→ Task directions: Read the data and repeat it in full, exactly.

-- start Given material --

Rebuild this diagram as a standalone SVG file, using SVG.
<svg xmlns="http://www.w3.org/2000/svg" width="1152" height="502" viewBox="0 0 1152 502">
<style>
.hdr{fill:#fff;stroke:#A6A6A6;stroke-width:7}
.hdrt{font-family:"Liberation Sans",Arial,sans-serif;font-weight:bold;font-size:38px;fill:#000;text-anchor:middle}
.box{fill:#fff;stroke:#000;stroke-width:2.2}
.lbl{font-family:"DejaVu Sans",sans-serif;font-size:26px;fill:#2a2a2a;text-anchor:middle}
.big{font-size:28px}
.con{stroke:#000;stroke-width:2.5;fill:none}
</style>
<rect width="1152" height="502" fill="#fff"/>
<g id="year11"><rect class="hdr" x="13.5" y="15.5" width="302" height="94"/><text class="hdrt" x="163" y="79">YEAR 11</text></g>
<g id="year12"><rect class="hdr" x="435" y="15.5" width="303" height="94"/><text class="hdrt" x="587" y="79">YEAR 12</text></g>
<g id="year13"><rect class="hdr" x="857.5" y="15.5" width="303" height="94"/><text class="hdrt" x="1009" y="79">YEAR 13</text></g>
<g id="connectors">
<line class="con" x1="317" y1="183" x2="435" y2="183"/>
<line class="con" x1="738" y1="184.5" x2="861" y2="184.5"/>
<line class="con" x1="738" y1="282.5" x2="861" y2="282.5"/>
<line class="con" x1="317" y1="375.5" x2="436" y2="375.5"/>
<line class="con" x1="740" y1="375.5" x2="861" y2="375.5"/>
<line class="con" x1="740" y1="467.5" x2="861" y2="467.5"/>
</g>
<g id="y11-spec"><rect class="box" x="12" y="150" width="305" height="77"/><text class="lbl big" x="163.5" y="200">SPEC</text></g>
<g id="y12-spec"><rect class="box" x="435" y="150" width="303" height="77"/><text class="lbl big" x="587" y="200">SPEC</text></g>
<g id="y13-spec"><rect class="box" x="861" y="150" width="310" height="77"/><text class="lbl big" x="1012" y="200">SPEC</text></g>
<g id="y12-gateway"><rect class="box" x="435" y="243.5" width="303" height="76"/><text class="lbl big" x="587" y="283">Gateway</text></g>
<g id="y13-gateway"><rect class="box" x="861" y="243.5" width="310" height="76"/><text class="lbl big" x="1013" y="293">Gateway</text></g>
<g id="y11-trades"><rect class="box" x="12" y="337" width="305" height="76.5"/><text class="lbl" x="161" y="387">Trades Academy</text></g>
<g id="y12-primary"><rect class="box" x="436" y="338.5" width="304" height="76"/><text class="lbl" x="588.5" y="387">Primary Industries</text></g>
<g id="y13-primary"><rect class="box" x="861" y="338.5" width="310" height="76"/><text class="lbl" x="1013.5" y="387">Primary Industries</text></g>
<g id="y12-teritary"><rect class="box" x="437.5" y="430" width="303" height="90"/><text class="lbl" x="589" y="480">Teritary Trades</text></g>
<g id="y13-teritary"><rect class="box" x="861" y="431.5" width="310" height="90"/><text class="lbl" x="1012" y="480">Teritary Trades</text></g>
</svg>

-- end Given material --

→ The completed task:
Rebuild this diagram as a standalone SVG file, using SVG.
<svg xmlns="http://www.w3.org/2000/svg" width="1152" height="502" viewBox="0 0 1152 502">
<style>
.hdr{fill:#fff;stroke:#A6A6A6;stroke-width:7}
.hdrt{font-family:"Liberation Sans",Arial,sans-serif;font-weight:bold;font-size:38px;fill:#000;text-anchor:middle}
.box{fill:#fff;stroke:#000;stroke-width:2.2}
.lbl{font-family:"DejaVu Sans",sans-serif;font-size:26px;fill:#2a2a2a;text-anchor:middle}
.big{font-size:28px}
.con{stroke:#000;stroke-width:2.5;fill:none}
</style>
<rect width="1152" height="502" fill="#fff"/>
<g id="year11"><rect class="hdr" x="13.5" y="15.5" width="302" height="94"/><text class="hdrt" x="163" y="79">YEAR 11</text></g>
<g id="year12"><rect class="hdr" x="435" y="15.5" width="303" height="94"/><text class="hdrt" x="587" y="79">YEAR 12</text></g>
<g id="year13"><rect class="hdr" x="857.5" y="15.5" width="303" height="94"/><text class="hdrt" x="1009" y="79">YEAR 13</text></g>
<g id="connectors">
<line class="con" x1="317" y1="183" x2="435" y2="183"/>
<line class="con" x1="738" y1="184.5" x2="861" y2="184.5"/>
<line class="con" x1="738" y1="282.5" x2="861" y2="282.5"/>
<line class="con" x1="317" y1="375.5" x2="436" y2="375.5"/>
<line class="con" x1="740" y1="375.5" x2="861" y2="375.5"/>
<line class="con" x1="740" y1="467.5" x2="861" y2="467.5"/>
</g>
<g id="y11-spec"><rect class="box" x="12" y="150" width="305" height="77"/><text class="lbl big" x="163.5" y="200">SPEC</text></g>
<g id="y12-spec"><rect class="box" x="435" y="150" width="303" height="77"/><text class="lbl big" x="587" y="200">SPEC</text></g>
<g id="y13-spec"><rect class="box" x="861" y="150" width="310" height="77"/><text class="lbl big" x="1012" y="200">SPEC</text></g>
<g id="y12-gateway"><rect class="box" x="435" y="243.5" width="303" height="76"/><text class="lbl big" x="587" y="283">Gateway</text></g>
<g id="y13-gateway"><rect class="box" x="861" y="243.5" width="310" height="76"/><text class="lbl big" x="1013" y="293">Gateway</text></g>
<g id="y11-trades"><rect class="box" x="12" y="337" width="305" height="76.5"/><text class="lbl" x="161" y="387">Trades Academy</text></g>
<g id="y12-primary"><rect class="box" x="436" y="338.5" width="304" height="76"/><text class="lbl" x="588.5" y="387">Primary Industries</text></g>
<g id="y13-primary"><rect class="box" x="861" y="338.5" width="310" height="76"/><text class="lbl" x="1013.5" y="387">Primary Industries</text></g>
<g id="y12-teritary"><rect class="box" x="437.5" y="430" width="303" height="90"/><text class="lbl" x="589" y="480">Teritary Trades</text></g>
<g id="y13-teritary"><rect class="box" x="861" y="431.5" width="310" height="90"/><text class="lbl" x="1012" y="480">Teritary Trades</text></g>
</svg>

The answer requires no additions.